7.18.2005

Happy Wedding Day, Jerks.

Given it was Dave and Jenny's wedding this past weekend, this post is their present, the gift of alternate perspectives.

I have a book here at work that is called Taxi Driver Wisdom - basically phrases uttered by Cab Drivers in NYC with respect to a bunch of stuff, all eminently quotable. I found this years ago in the `Weird' section of the Bookshelf, in Guelph. The most applicable follow:

- Everything comes out the same, no matter whether you make it hard on yourself or not.
- You marry out of your greatest love or your greatest fear.
- The mouth is the most dangerous part of a person.
- We starve each other and then we feast on each other.
- You say what you like to hear.
- When there is something you want, it seems it is everywhere.
- Each day is like another bud on the tree: impossible without the tree beneath it.
- You can take the girl out of the cheap underwear, but you can't take the cheap underwear out of the girl.
- If you're a smart person, you can see what's smart about the next guy. If you're secretly afraid you're a moron, okay, then to your, everybody's a moron.
- You see in other people what you want for yourself.
- If you chose a new life, you must not have wanted the old one anymore.


Also, I want to include an email I received from Dave Gibson a couple of years ago, while we were still roomies, and before either of us became a couple.

-----Original Message-----From: Dave Gibson [mailto:gibco@sympatico.ca]Sent: Monday, March 03, 2003 11:23 AMTo: Becker, StephenSubject: RE: Colonel Angus & The Bling

Hi Steve--

Thanks for the message, I will have a look at the sheet. I haven't looked at my account yet today--so I hope that that first cheque has gone thru okay...At the end of the month I tend to get eaten up with sevice charges etc..so, sometimes I count on more than is available. Anyways, I do appreciate your benevolence on all of these matters. As I alluded last night, I have to start feeling better about myself so that I can be more successful in other aspects of my life. I initially picked up my current job as merely a buffer between my "real" projects--inevitably those other projects became few and far between--and I got down on myself. Going back to school was a really important and risky part of my recent life--and although it was a great experience--I expected too much from it. Mostly, I tend to look for external things to "fix" whatever is wrong with me inside--so, I tend to pour a lot of myself into things like relationships or lousy jobs--that maybe don't merit so much of my psyche. It was easier to ignore my problems when I worked 50 hours a week and made a lot of money--but, they were still there. I guess now I'm at the point where I can either try and help myself..or get worse. I know that sounds dramatic but--as time goes by, I'm starting to feel wistful about some of the things I'm missing out on--considering that I'm capable of a lot more. Right now, I'm going to put a temporary moratorium on using all my resources looking for industry work..and, just concentrate on making some more money. Anyways, to the doctor tommorrow and to the temp agency...and--we'll see what falls out.
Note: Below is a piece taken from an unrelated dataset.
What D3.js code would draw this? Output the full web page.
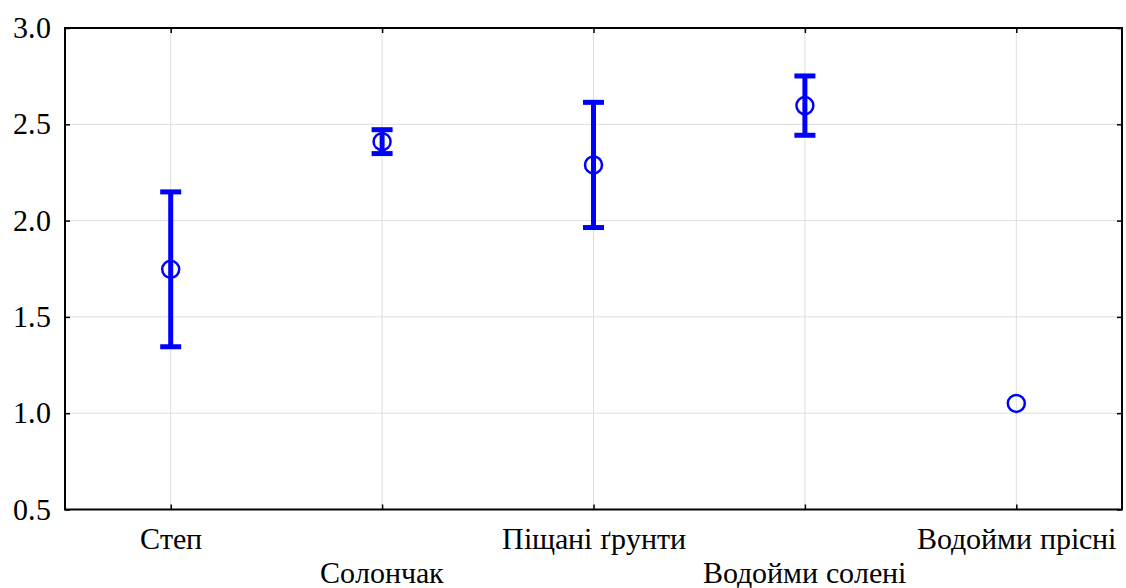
<!DOCTYPE html>
<html lang="uk">
<head>
<meta charset="utf-8">
<script src="https://cdn.jsdelivr.net/npm/d3@7"></script>
<style>
  @font-face {
    font-family: "ChartSerif";
    src: local("Liberation Serif"), local("LiberationSerif"), local("LiberationSerif-Regular"), local("Times New Roman");
    font-display: swap;
  }
  svg text { font-family: "ChartSerif", "Liberation Serif", "Times New Roman"; }
</style>
</head>
<body style="margin:0">
<svg id="chart" width="1126" height="588"></svg>
<script>
// Habitat groups and their means with error-bar half widths
const categories = ["Степ", "Солончак", "Піщані ґрунти", "Водойми солені", "Водойми прісні"];
const means = [1.747, 2.410, 2.289, 2.597, 1.051];
const errors = [0.402, 0.062, 0.325, 0.154, 0];
const yTicks = [0.5, 1.0, 1.5, 2.0, 2.5, 3.0];

const svg = d3.select("#chart");
const plotL = 65, plotR = 1122, plotT = 28, plotB = 509.5;

const x = d3.scalePoint().domain(categories).range([plotL, plotR]).padding(0.5);
const y = d3.scaleLinear().domain([0.5, 3.0]).range([plotB, plotT]);

const blue = "#0000ff";

// grid
const grid = svg.append("g").attr("stroke", "#dedede").attr("stroke-width", 1);
grid.selectAll("line.h").data(yTicks.filter(t => t > 0.5 && t < 3.0)).join("line")
  .attr("class", "h")
  .attr("x1", plotL).attr("x2", plotR)
  .attr("y1", d => y(d)).attr("y2", d => y(d));
grid.selectAll("line.v").data(categories).join("line")
  .attr("class", "v")
  .attr("x1", d => x(d)).attr("x2", d => x(d))
  .attr("y1", plotT).attr("y2", plotB);

// axes with inward ticks on all four sides
const fmt = d3.format(".1f");
const yAxisL = d3.axisLeft(y).tickValues(yTicks).tickFormat(fmt).tickSizeInner(-5).tickSizeOuter(0).tickPadding(14);
const yAxisR = d3.axisRight(y).tickValues(yTicks).tickFormat("").tickSizeInner(-5).tickSizeOuter(0);
const xAxisB = d3.axisBottom(x).tickFormat("").tickSizeInner(-5).tickSizeOuter(0);
const xAxisT = d3.axisTop(x).tickFormat("").tickSizeInner(-5).tickSizeOuter(0);

const gl = svg.append("g").attr("transform", `translate(${plotL},0)`).call(yAxisL);
gl.attr("font-family", null).attr("font-size", 30);
gl.selectAll("text")
  .attr("font-size", 30)
  .attr("fill", "#000");
svg.append("g").attr("transform", `translate(${plotR},0)`).call(yAxisR);
svg.append("g").attr("transform", `translate(0,${plotB})`).call(xAxisB);
svg.append("g").attr("transform", `translate(0,${plotT})`).call(xAxisT);
svg.selectAll(".domain").remove();
svg.selectAll(".tick line").attr("stroke", "#000").attr("stroke-width", 1.5);

// category labels, staggered on two rows
svg.append("g").selectAll("text").data(categories).join("text")
  .attr("x", d => x(d))
  .attr("y", (d, i) => i % 2 === 0 ? 549 : 583)
  .attr("text-anchor", "middle")
  .attr("font-size", 30)
  .attr("fill", "#000")
  .text(d => d);

// frame
svg.append("rect")
  .attr("x", plotL).attr("y", plotT)
  .attr("width", plotR - plotL).attr("height", plotB - plotT)
  .attr("fill", "none").attr("stroke", "#000").attr("stroke-width", 2);

// error bars
const rows = categories.map((c, i) => ({ c, m: means[i], e: errors[i] }));
const eb = svg.append("g").attr("stroke", blue).attr("stroke-width", 5).attr("fill", "none");
const withErr = rows.filter(r => r.e > 0);
eb.selectAll("line.stem").data(withErr).join("line")
  .attr("class", "stem")
  .attr("x1", d => x(d.c)).attr("x2", d => x(d.c))
  .attr("y1", d => y(d.m + d.e)).attr("y2", d => y(d.m - d.e));
eb.selectAll("line.capT").data(withErr).join("line")
  .attr("class", "capT")
  .attr("x1", d => x(d.c) - 10.5).attr("x2", d => x(d.c) + 10.5)
  .attr("y1", d => y(d.m + d.e)).attr("y2", d => y(d.m + d.e));
eb.selectAll("line.capB").data(withErr).join("line")
  .attr("class", "capB")
  .attr("x1", d => x(d.c) - 10.5).attr("x2", d => x(d.c) + 10.5)
  .attr("y1", d => y(d.m - d.e)).attr("y2", d => y(d.m - d.e));

// mean markers
svg.append("g").selectAll("circle").data(rows).join("circle")
  .attr("cx", d => x(d.c)).attr("cy", d => y(d.m))
  .attr("r", 8.5)
  .attr("fill", "none").attr("stroke", blue).attr("stroke-width", 2.5);
</script>
</body>
</html>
As for our living arrangements--I too have found them to be absolutely great. Our compatibility is pretty amazing. I have been upset with myself that you have shouldered more of the financial burdens in recent months--During the last few days--I've been torn up about doing anything to damage our friendship. I do intellectually feel that this will be seen as a minor glitch during a long and swell living arrangement---over the weekend, I got pretty dark and wondered if I'd eventually have to move in with my parents! (I know that isn't happenening, but--I'm a dramatic guy) I guess because I know that aside from lame employers...the problem really lies with me. I'm too easy going when things are going poorly at work--it isn't a pleasant feeling working full time and still not being able to make my expenses! Case in point--I still feel guilty about these transcripts--why should I feel guilty when they don't pay me? WHO KNOWS?

Anywyays, this e-mail is way too long. So, I'll get out of your hair. Thank you again for being great.
DG

Makes me wonder what's changed, eh?
Finally, to conclude, a few words from a convocation speech Steve Jobs made earlier this year:

Your time is limited, so don't waste it living someone else's life. Don't be trapped by dogma - which is living with the results of other people's thinking. Don't let the noise of other's opinions drown out your own inner voice. And most important, have the courage to follow your heart and intuition. They somehow already know what you truly want to become. Everything else is secondary.